Drug Lord is a history of crossborder drug trafficking seen from the most isolated stretches of the border. When few others were watching, Poppa went beyond reporting of the outbreaks of violence in Ojinaga to tell the fascinating story of how organized crime can take control of a town.
At the same time, it is an illuminating chronicle of a poor man, equally at home on both sides of the border, who, like so many others, is drawn to the wealth of the illegal drug trade. It is also a tragedy – a migrant turned criminal turned trafficker who becomes chained to the latest product of the crossborder drug trade – the cocaine that began to flow through Mexico from Colombia for the first time in the 1980s.
Drug Lord also provides an inside look, through interviews with participants and law enforcement officials, of the violence employed to gain and hold the plaza – the base for drug smuggling operations across the border.
But perhaps the most striking aspect of the tale is the understanding one gains of the fundamentally crossborder character of Acosta’s life and death.
Acosta’s grandfather, who was born in the West Texas town of Ft. Stockdon, smuggled moonshine into the United States during the Prohibition years, and his father, like him, worked many years as a migrant worker in southeastern New Mexico and West Texas, in places like Odessa, Hobbes, Lovington, and Terlingua. Drug lord Acosta was in and out of U.S. prisons before he, a U.S. citizen, entered the drug trade in Ojinaga – offering a relevant perspective about the alarm about “spill-over violence” and “crossborder crime” that shapes the current border security debate.

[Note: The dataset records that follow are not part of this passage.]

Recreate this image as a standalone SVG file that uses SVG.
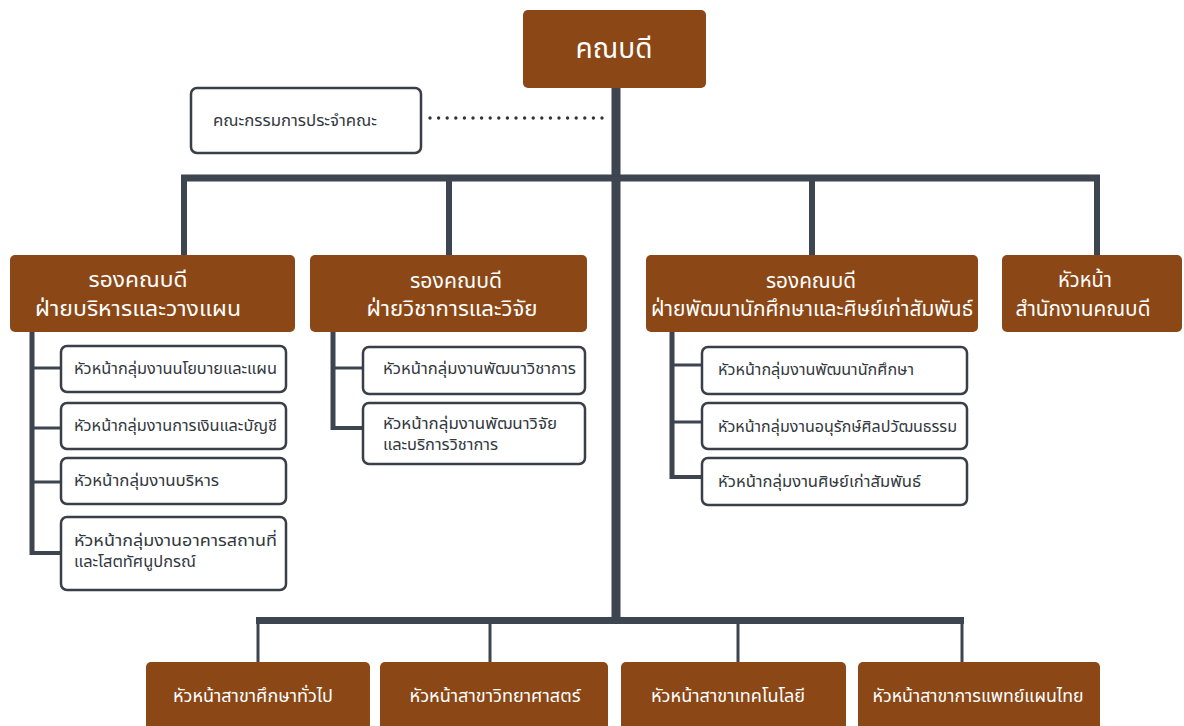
<svg xmlns="http://www.w3.org/2000/svg" width="1184" height="726" viewBox="0 0 1184 726">
<style>
.brown{fill:#8b4716;}
.sub{fill:#ffffff;stroke:#3a3f47;stroke-width:2.5;}
.t{font-family:"Noto Sans Thai","Noto Sans Thai Looped","Noto Sans","DejaVu Sans",sans-serif;}
.wt{fill:#ffffff;}
.dk{fill:#333840;}
.ln{stroke:#3d4551;fill:none;}
</style>
<rect width="1184" height="726" fill="#ffffff"/>
<g id="connectors">
<line class="ln" x1="616" y1="88" x2="616" y2="624" stroke-width="9"/>
<line class="ln" x1="181" y1="178" x2="1100" y2="178" stroke-width="7"/>
<line class="ln" x1="184" y1="176" x2="184" y2="256" stroke-width="6"/>
<line class="ln" x1="449" y1="176" x2="449" y2="256" stroke-width="6"/>
<line class="ln" x1="812" y1="176" x2="812" y2="256" stroke-width="6"/>
<line class="ln" x1="1097" y1="176" x2="1097" y2="256" stroke-width="6"/>
<line x1="430" y1="118" x2="610" y2="118" stroke="#2f333a" stroke-width="3.4" stroke-linecap="round" stroke-dasharray="0 8.6" fill="none"/>
<line class="ln" x1="32" y1="332" x2="32" y2="555" stroke-width="5"/>
<line class="ln" x1="30" y1="368" x2="61" y2="368" stroke-width="3"/>
<line class="ln" x1="30" y1="428" x2="61" y2="428" stroke-width="3"/>
<line class="ln" x1="30" y1="482" x2="61" y2="482" stroke-width="3"/>
<line class="ln" x1="30" y1="553" x2="61" y2="553" stroke-width="4"/>
<line class="ln" x1="333" y1="332" x2="333" y2="430" stroke-width="5"/>
<line class="ln" x1="331" y1="368" x2="363" y2="368" stroke-width="3"/>
<line class="ln" x1="331" y1="428" x2="363" y2="428" stroke-width="4"/>
<line class="ln" x1="672" y1="332" x2="672" y2="479" stroke-width="5"/>
<line class="ln" x1="670" y1="365" x2="702" y2="365" stroke-width="3"/>
<line class="ln" x1="670" y1="422" x2="702" y2="422" stroke-width="3"/>
<line class="ln" x1="670" y1="477" x2="702" y2="477" stroke-width="4"/>
<line class="ln" x1="256" y1="620.5" x2="964" y2="620.5" stroke-width="7"/>
<line class="ln" x1="258" y1="620" x2="258" y2="663" stroke-width="3"/>
<line class="ln" x1="490" y1="620" x2="490" y2="663" stroke-width="3"/>
<line class="ln" x1="738" y1="620" x2="738" y2="663" stroke-width="3"/>
<line class="ln" x1="962" y1="620" x2="962" y2="663" stroke-width="3"/>
</g>
<g id="dean">
<rect class="brown" x="523" y="10" width="183" height="78" rx="5"/>
<text class="t wt" x="614" y="58" font-size="28" text-anchor="middle" textLength="77" lengthAdjust="spacingAndGlyphs">คณบดี</text>
</g>
<g id="committee">
<rect class="sub" x="191" y="88" width="230" height="65" rx="6"/>
<text class="t dk" x="213" y="126" font-size="16" textLength="164" lengthAdjust="spacingAndGlyphs">คณะกรรมการประจำคณะ</text>
</g>
<g id="vp-admin">
<rect class="brown" x="10" y="255" width="285" height="77" rx="5"/>
<text class="t wt" x="138" y="287" font-size="22" text-anchor="middle" textLength="99" lengthAdjust="spacingAndGlyphs">รองคณบดี</text>
<text class="t wt" x="138" y="316" font-size="22" text-anchor="middle" textLength="206" lengthAdjust="spacingAndGlyphs">ฝ่ายบริหารและวางแผน</text>
</g>
<g id="vp-academic">
<rect class="brown" x="310" y="255" width="277" height="77" rx="5"/>
<text class="t wt" x="456" y="288" font-size="22" text-anchor="middle" textLength="92" lengthAdjust="spacingAndGlyphs">รองคณบดี</text>
<text class="t wt" x="452" y="316" font-size="22" text-anchor="middle" textLength="171" lengthAdjust="spacingAndGlyphs">ฝ่ายวิชาการและวิจัย</text>
</g>
<g id="vp-student">
<rect class="brown" x="646" y="255" width="332" height="77" rx="5"/>
<text class="t wt" x="811" y="288" font-size="22" text-anchor="middle" textLength="90" lengthAdjust="spacingAndGlyphs">รองคณบดี</text>
<text class="t wt" x="812" y="316" font-size="22" text-anchor="middle" textLength="322" lengthAdjust="spacingAndGlyphs">ฝ่ายพัฒนานักศึกษาและศิษย์เก่าสัมพันธ์</text>
</g>
<g id="office-head">
<rect class="brown" x="1002" y="255" width="180" height="77" rx="5"/>
<text class="t wt" x="1085" y="287" font-size="22" text-anchor="middle" textLength="54" lengthAdjust="spacingAndGlyphs">หัวหน้า</text>
<text class="t wt" x="1083" y="316" font-size="22" text-anchor="middle" textLength="135" lengthAdjust="spacingAndGlyphs">สำนักงานคณบดี</text>
</g>
<g id="a1">
<rect class="sub" x="61" y="346" width="225" height="46" rx="6"/>
<text class="t dk" x="74" y="374" font-size="16" textLength="203" lengthAdjust="spacingAndGlyphs">หัวหน้ากลุ่มงานนโยบายและแผน</text>
</g>
<g id="a2">
<rect class="sub" x="61" y="403" width="225" height="46" rx="6"/>
<text class="t dk" x="74" y="431" font-size="16" textLength="203" lengthAdjust="spacingAndGlyphs">หัวหน้ากลุ่มงานการเงินและบัญชี</text>
</g>
<g id="a3">
<rect class="sub" x="61" y="458" width="225" height="46" rx="6"/>
<text class="t dk" x="74" y="486" font-size="16" textLength="145" lengthAdjust="spacingAndGlyphs">หัวหน้ากลุ่มงานบริหาร</text>
</g>
<g id="a4">
<rect class="sub" x="61" y="517" width="225" height="73" rx="6"/>
<text class="t dk" x="74" y="546" font-size="16" textLength="203" lengthAdjust="spacingAndGlyphs">หัวหน้ากลุ่มงานอาคารสถานที่</text>
<text class="t dk" x="74" y="567" font-size="16" textLength="122" lengthAdjust="spacingAndGlyphs">และโสตทัศนูปกรณ์</text>
</g>
<g id="b1">
<rect class="sub" x="363" y="347" width="222" height="47" rx="6"/>
<text class="t dk" x="383" y="374" font-size="16" textLength="193" lengthAdjust="spacingAndGlyphs">หัวหน้ากลุ่มงานพัฒนาวิชาการ</text>
</g>
<g id="b2">
<rect class="sub" x="363" y="403" width="222" height="61" rx="6"/>
<text class="t dk" x="383" y="429" font-size="16" textLength="174" lengthAdjust="spacingAndGlyphs">หัวหน้ากลุ่มงานพัฒนาวิจัย</text>
<text class="t dk" x="383" y="450" font-size="16" textLength="115" lengthAdjust="spacingAndGlyphs">และบริการวิชาการ</text>
</g>
<g id="c1">
<rect class="sub" x="702" y="347" width="265" height="47" rx="6"/>
<text class="t dk" x="718" y="375" font-size="16" textLength="196" lengthAdjust="spacingAndGlyphs">หัวหน้ากลุ่มงานพัฒนานักศึกษา</text>
</g>
<g id="c2">
<rect class="sub" x="702" y="403" width="265" height="46" rx="6"/>
<text class="t dk" x="718" y="432" font-size="16" textLength="239" lengthAdjust="spacingAndGlyphs">หัวหน้ากลุ่มงานอนุรักษ์ศิลปวัฒนธรรม</text>
</g>
<g id="c3">
<rect class="sub" x="702" y="458" width="265" height="47" rx="6"/>
<text class="t dk" x="718" y="487" font-size="16" textLength="203" lengthAdjust="spacingAndGlyphs">หัวหน้ากลุ่มงานศิษย์เก่าสัมพันธ์</text>
</g>
<g id="d1">
<rect class="brown" x="146" y="662" width="224" height="70" rx="5"/>
<text class="t wt" x="253" y="702" font-size="18" text-anchor="middle" textLength="160" lengthAdjust="spacingAndGlyphs">หัวหน้าสาขาศึกษาทั่วไป</text>
</g>
<g id="d2">
<rect class="brown" x="380" y="662" width="228" height="70" rx="5"/>
<text class="t wt" x="495" y="702" font-size="18" text-anchor="middle" textLength="171" lengthAdjust="spacingAndGlyphs">หัวหน้าสาขาวิทยาศาสตร์</text>
</g>
<g id="d3">
<rect class="brown" x="621" y="662" width="225" height="70" rx="5"/>
<text class="t wt" x="728" y="702" font-size="18" text-anchor="middle" textLength="154" lengthAdjust="spacingAndGlyphs">หัวหน้าสาขาเทคโนโลยี</text>
</g>
<g id="d4">
<rect class="brown" x="858" y="662" width="242" height="70" rx="5"/>
<text class="t wt" x="978" y="702" font-size="18" text-anchor="middle" textLength="211" lengthAdjust="spacingAndGlyphs">หัวหน้าสาขาการแพทย์แผนไทย</text>
</g>
</svg>
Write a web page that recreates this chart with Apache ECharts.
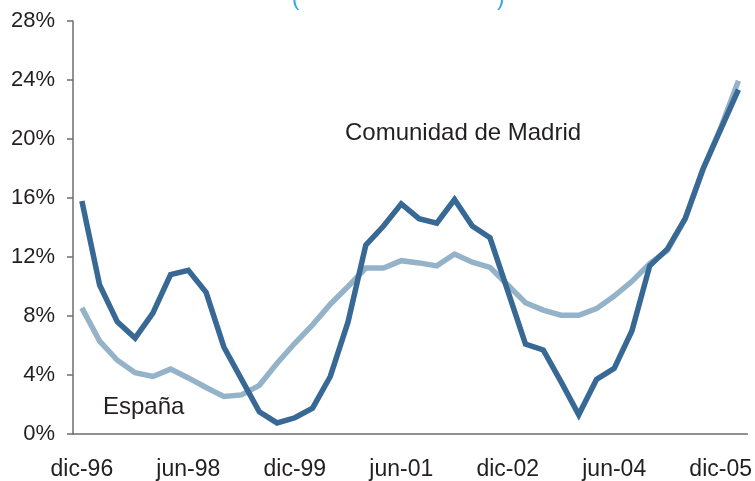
<!DOCTYPE html>
<html>
<head>
<meta charset="utf-8">
<script src="https://cdn.jsdelivr.net/npm/echarts@6/dist/echarts.min.js"></script>
<style>
  html, body { margin: 0; padding: 0; background: #fff; }
  #chart { width: 755px; height: 481px; }
</style>
</head>
<body>
<div id="chart"></div>
<script>
// trimestres, de dic-96 a mar-06
const quarters = [
  'dic-96', 'mar-97', 'jun-97', 'sep-97', 'dic-97', 'mar-98', 'jun-98', 'sep-98',
  'dic-98', 'mar-99', 'jun-99', 'sep-99', 'dic-99', 'mar-00', 'jun-00', 'sep-00',
  'dic-00', 'mar-01', 'jun-01', 'sep-01', 'dic-01', 'mar-02', 'jun-02', 'sep-02',
  'dic-02', 'mar-03', 'jun-03', 'sep-03', 'dic-03', 'mar-04', 'jun-04', 'sep-04',
  'dic-04', 'mar-05', 'jun-05', 'sep-05', 'dic-05', 'mar-06'
]

const madrid = [
  15.8, 10.1, 7.6, 6.5, 8.2, 10.8, 11.1, 9.6,
  5.9, 3.7, 1.5, 0.75, 1.1, 1.75, 3.9, 7.6,
  12.8, 14.1, 15.6, 14.6, 14.3, 15.9, 14.1, 13.3,
  9.7, 6.1, 5.7, 3.55, 1.3, 3.7, 4.45, 7.0,
  11.4, 12.55, 14.6, 17.95, 20.65, 23.35
]

const espana = [
  8.55, 6.3, 5.0, 4.15, 3.9, 4.4, 3.8, 3.15,
  2.55, 2.65, 3.3, 4.8, 6.15, 7.4, 8.8, 10.0,
  11.25, 11.25, 11.75, 11.6, 11.4, 12.2, 11.65, 11.3,
  10.1, 8.9, 8.4, 8.05, 8.05, 8.5, 9.35, 10.35,
  11.55, 12.45, 14.6, 17.95, 20.75, 23.95
]

const yTicks = [0, 4, 8, 12, 16, 20, 24, 28]

const textColor = '#231f20'
const fontFamily = 'Liberation Sans, Arial, sans-serif'

const option = {
  animation: false,
  backgroundColor: '#fff',
  title: [
    { text: '(', left: 287, top: -17, textStyle: { color: '#29a9e0', fontSize: 22, fontWeight: 'normal', fontFamily: fontFamily } },
    { text: ')', left: 492, top: -17, textStyle: { color: '#29a9e0', fontSize: 22, fontWeight: 'normal', fontFamily: fontFamily } }
  ],
  grid: {
    left: 73,
    right: 7,
    top: 21,
    bottom: 45
  },
  xAxis: {
    type: 'category',
    data: quarters,
    boundaryGap: true,
    axisLine: { lineStyle: { color: '#6d6e70', width: 1.5 } },
    axisTick: { interval: 5, length: 7, lineStyle: { color: '#6d6e70', width: 1.5 } },
    axisLabel: {
      interval: 5,
      margin: 24,
      color: textColor,
      fontSize: 23,
      fontFamily: fontFamily
    },
    splitLine: { show: false }
  },
  yAxis: {
    type: 'value',
    min: yTicks[0],
    max: yTicks[yTicks.length - 1],
    interval: 4,
    axisLine: { show: true, lineStyle: { color: '#6d6e70', width: 1.5 } },
    axisTick: { show: true, length: 6, lineStyle: { color: '#6d6e70', width: 1.5 } },
    axisLabel: {
      margin: 18,
      color: textColor,
      fontSize: 22,
      fontFamily: fontFamily,
      formatter: '{value}%'
    },
    splitLine: { show: false }
  },
  graphic: [
    { type: 'text', left: 345, top: 121, style: { text: 'Comunidad de Madrid', fill: textColor, fontSize: 24, fontFamily: fontFamily } },
    { type: 'text', left: 103, top: 395, style: { text: 'España', fill: textColor, fontSize: 24, fontFamily: fontFamily } }
  ],
  series: [
    {
      name: 'España',
      type: 'line',
      data: espana,
      showSymbol: false,
      symbol: 'none',
      lineStyle: { color: '#95b3c8', width: 5.5, join: 'miter' }
    },
    {
      name: 'Comunidad de Madrid',
      type: 'line',
      data: madrid,
      showSymbol: false,
      symbol: 'none',
      lineStyle: { color: '#386894', width: 5.5, join: 'miter' }
    }
  ]
}

let chart = echarts.init(document.getElementById('chart'))
chart.setOption(option)
</script>
</body>
</html>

Drug Lord is titled “A True Story,” and Poppa closes this new edition by quoting Acosta from a personal interview, in which he justified his role in the brutal drug trade by saying that he would continue selling drugs as long as there was a market. “I am only giving them what they want,” said Acosta.
You can read Drug Lord as a vivid history of organized crime in a little-known part of the U.S.-Mexican border. But it is a history of the present foretold, a history that is ever repeating itself along the border and with each repetition becomes more violent and socially destructive.